* START *

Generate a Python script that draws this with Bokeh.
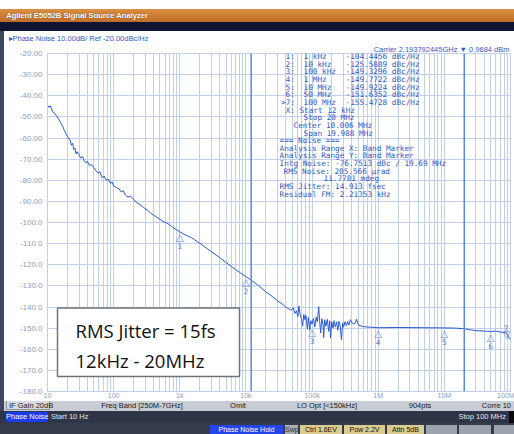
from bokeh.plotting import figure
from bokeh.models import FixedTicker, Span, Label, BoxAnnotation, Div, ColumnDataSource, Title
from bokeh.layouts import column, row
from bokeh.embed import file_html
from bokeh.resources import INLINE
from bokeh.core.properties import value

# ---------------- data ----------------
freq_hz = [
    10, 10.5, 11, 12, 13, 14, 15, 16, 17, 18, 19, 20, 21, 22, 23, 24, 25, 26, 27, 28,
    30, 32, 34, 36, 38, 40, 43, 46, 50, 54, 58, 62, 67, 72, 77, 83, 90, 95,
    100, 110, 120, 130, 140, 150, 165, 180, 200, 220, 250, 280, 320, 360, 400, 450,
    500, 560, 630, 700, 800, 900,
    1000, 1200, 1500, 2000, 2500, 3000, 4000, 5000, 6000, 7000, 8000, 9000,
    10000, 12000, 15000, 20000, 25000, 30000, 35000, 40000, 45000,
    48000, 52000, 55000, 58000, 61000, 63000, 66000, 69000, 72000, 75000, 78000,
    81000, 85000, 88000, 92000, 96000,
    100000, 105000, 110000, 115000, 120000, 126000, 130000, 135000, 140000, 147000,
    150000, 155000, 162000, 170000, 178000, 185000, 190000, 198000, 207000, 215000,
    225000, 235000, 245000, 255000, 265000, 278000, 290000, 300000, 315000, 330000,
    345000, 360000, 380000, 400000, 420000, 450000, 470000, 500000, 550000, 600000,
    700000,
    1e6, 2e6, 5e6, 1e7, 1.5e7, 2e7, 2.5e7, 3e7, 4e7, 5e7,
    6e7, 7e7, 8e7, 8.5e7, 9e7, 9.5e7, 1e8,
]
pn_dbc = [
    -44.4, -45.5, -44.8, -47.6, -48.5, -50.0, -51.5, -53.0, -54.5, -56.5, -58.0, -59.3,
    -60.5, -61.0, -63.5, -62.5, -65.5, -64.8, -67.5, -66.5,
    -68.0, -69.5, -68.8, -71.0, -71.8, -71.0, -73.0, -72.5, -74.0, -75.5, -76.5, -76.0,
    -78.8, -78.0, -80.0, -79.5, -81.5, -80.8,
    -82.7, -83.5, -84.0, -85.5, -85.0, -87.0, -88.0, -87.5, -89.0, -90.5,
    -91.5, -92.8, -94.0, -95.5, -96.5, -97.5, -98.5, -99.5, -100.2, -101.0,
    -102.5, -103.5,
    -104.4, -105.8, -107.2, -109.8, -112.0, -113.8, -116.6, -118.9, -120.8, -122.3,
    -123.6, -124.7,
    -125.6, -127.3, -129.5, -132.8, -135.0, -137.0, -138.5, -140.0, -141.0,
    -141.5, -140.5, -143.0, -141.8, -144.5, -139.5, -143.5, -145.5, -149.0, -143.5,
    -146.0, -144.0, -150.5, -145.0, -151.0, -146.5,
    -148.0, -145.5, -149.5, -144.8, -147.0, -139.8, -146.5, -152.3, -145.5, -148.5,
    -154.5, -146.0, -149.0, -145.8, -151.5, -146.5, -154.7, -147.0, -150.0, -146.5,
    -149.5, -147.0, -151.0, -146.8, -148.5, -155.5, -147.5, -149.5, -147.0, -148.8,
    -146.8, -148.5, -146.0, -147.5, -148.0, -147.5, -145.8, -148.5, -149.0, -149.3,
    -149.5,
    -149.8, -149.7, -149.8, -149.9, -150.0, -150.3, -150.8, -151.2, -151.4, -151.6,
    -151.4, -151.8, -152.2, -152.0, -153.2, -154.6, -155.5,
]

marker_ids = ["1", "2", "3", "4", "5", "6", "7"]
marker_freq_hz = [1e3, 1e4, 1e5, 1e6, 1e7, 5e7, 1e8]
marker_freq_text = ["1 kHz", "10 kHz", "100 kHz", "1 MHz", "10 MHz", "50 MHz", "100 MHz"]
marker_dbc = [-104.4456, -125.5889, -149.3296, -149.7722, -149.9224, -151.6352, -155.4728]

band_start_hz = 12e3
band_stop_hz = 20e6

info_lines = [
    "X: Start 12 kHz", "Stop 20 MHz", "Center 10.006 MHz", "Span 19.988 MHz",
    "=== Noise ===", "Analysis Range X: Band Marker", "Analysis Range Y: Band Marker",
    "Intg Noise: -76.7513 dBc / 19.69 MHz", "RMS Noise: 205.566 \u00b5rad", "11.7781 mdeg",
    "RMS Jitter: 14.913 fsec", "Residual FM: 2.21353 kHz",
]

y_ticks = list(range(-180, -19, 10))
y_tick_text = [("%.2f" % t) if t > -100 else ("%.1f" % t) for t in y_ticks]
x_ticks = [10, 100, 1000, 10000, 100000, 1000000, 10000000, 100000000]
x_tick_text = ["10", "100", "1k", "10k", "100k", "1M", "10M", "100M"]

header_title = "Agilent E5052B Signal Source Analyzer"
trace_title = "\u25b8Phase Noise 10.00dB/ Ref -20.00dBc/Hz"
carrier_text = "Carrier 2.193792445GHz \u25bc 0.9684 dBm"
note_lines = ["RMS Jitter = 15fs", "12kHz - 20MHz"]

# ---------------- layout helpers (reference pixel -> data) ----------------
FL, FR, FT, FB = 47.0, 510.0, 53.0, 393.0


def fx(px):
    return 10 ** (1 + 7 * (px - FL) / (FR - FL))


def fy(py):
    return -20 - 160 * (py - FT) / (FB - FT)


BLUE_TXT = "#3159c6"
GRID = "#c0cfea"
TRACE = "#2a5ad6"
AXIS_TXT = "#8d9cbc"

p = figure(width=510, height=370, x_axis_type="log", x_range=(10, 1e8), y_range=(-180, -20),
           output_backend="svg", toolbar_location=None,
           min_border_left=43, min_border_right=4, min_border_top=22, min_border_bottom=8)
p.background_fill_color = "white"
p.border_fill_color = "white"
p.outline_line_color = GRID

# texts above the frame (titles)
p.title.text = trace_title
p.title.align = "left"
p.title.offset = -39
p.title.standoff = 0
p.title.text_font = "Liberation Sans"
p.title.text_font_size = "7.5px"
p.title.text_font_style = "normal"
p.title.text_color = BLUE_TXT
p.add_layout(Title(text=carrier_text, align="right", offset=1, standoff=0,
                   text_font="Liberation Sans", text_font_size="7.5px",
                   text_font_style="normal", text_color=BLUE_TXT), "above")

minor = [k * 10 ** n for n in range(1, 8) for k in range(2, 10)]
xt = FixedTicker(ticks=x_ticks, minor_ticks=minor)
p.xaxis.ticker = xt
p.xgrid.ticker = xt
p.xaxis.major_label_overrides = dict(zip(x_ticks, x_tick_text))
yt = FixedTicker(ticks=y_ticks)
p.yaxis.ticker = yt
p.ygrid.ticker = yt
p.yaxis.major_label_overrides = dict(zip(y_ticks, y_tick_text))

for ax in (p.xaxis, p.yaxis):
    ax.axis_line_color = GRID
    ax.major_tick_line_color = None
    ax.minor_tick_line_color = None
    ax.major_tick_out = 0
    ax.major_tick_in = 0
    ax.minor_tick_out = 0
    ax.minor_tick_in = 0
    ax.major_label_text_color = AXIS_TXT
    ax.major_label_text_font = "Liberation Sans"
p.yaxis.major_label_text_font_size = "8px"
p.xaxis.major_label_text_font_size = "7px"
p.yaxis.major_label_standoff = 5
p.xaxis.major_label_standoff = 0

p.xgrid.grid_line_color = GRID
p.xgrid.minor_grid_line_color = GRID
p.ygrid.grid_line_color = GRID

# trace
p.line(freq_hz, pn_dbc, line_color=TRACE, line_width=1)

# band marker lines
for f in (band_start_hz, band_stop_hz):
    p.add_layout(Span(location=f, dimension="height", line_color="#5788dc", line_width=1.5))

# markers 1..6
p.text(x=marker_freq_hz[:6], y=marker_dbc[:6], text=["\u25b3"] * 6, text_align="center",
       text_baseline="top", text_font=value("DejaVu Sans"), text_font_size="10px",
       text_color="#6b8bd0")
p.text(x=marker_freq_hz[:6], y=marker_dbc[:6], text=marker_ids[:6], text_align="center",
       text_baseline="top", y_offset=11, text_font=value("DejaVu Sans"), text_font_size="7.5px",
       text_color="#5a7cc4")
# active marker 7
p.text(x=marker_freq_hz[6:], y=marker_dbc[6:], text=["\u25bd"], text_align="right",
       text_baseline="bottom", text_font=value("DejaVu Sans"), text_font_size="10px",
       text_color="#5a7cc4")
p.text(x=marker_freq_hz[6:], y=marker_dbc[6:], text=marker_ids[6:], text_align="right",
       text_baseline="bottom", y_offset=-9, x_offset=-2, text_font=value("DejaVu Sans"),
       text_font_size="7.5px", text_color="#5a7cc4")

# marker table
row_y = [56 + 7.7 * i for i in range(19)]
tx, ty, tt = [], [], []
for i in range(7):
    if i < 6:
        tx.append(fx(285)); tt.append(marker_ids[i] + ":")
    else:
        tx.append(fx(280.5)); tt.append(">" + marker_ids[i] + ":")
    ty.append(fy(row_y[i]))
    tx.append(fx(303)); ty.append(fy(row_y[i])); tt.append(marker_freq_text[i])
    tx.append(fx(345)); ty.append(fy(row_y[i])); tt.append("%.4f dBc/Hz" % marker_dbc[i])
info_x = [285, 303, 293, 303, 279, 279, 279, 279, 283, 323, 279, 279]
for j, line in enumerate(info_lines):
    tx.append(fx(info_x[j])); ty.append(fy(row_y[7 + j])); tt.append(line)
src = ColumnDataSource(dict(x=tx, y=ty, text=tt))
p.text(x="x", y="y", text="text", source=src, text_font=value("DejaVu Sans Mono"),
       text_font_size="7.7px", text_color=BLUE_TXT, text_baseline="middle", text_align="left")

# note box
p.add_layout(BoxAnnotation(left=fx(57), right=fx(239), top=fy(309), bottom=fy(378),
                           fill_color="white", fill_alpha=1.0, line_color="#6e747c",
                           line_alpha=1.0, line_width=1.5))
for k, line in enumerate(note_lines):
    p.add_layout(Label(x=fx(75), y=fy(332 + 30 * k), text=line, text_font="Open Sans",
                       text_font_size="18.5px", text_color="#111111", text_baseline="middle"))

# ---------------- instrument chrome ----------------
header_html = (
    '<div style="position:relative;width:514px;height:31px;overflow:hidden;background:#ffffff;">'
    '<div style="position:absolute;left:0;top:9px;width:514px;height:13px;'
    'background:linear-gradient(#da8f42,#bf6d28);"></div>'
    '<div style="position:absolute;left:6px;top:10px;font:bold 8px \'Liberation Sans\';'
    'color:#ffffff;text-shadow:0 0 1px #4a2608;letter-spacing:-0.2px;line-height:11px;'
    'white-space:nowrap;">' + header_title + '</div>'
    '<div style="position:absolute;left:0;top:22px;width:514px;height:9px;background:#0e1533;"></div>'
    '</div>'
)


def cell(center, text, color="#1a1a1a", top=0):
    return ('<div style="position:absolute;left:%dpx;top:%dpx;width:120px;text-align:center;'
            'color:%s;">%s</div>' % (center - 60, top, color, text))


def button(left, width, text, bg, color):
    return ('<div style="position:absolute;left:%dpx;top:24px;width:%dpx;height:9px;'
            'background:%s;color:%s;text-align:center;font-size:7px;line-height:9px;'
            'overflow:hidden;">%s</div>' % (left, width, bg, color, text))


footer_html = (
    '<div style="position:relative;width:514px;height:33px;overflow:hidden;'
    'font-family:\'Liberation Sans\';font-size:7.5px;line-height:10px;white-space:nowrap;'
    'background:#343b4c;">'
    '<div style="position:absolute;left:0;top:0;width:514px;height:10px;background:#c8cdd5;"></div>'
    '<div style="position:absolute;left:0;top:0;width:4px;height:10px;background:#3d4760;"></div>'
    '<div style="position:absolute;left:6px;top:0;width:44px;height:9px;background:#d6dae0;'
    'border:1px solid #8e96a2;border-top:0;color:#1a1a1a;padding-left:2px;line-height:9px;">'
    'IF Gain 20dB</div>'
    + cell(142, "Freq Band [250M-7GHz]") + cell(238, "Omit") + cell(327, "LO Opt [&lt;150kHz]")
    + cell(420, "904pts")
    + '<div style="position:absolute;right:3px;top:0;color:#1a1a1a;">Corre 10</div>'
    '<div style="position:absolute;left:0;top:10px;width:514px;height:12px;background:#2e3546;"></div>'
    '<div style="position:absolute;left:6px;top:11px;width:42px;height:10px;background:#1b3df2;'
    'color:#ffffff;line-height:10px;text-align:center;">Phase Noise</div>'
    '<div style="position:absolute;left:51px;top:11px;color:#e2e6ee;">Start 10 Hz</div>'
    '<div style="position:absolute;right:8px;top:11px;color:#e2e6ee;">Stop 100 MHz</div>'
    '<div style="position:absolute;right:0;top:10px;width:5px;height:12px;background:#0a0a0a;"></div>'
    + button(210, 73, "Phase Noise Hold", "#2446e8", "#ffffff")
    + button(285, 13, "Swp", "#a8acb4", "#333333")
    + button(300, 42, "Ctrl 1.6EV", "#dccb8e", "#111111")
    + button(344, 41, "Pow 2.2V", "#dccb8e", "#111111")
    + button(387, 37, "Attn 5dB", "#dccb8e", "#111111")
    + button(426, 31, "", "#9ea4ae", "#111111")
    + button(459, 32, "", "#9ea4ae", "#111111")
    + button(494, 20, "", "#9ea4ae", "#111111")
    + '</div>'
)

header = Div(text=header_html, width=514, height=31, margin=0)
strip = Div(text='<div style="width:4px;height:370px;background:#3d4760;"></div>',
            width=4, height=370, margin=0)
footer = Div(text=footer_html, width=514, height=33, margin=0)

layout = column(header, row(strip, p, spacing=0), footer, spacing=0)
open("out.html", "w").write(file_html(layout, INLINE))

* END *

> Exercise aim: With the pictures left out, restate word for word every line of the data above, from the first down to the line that contains "from bokeh.core.properties import value".

> Task output:
Generate a Python script that draws this with Bokeh.
from bokeh.plotting import figure
from bokeh.models import FixedTicker, Span, Label, BoxAnnotation, Div, ColumnDataSource, Title
from bokeh.layouts import column, row
from bokeh.embed import file_html
from bokeh.resources import INLINE
from bokeh.core.properties import value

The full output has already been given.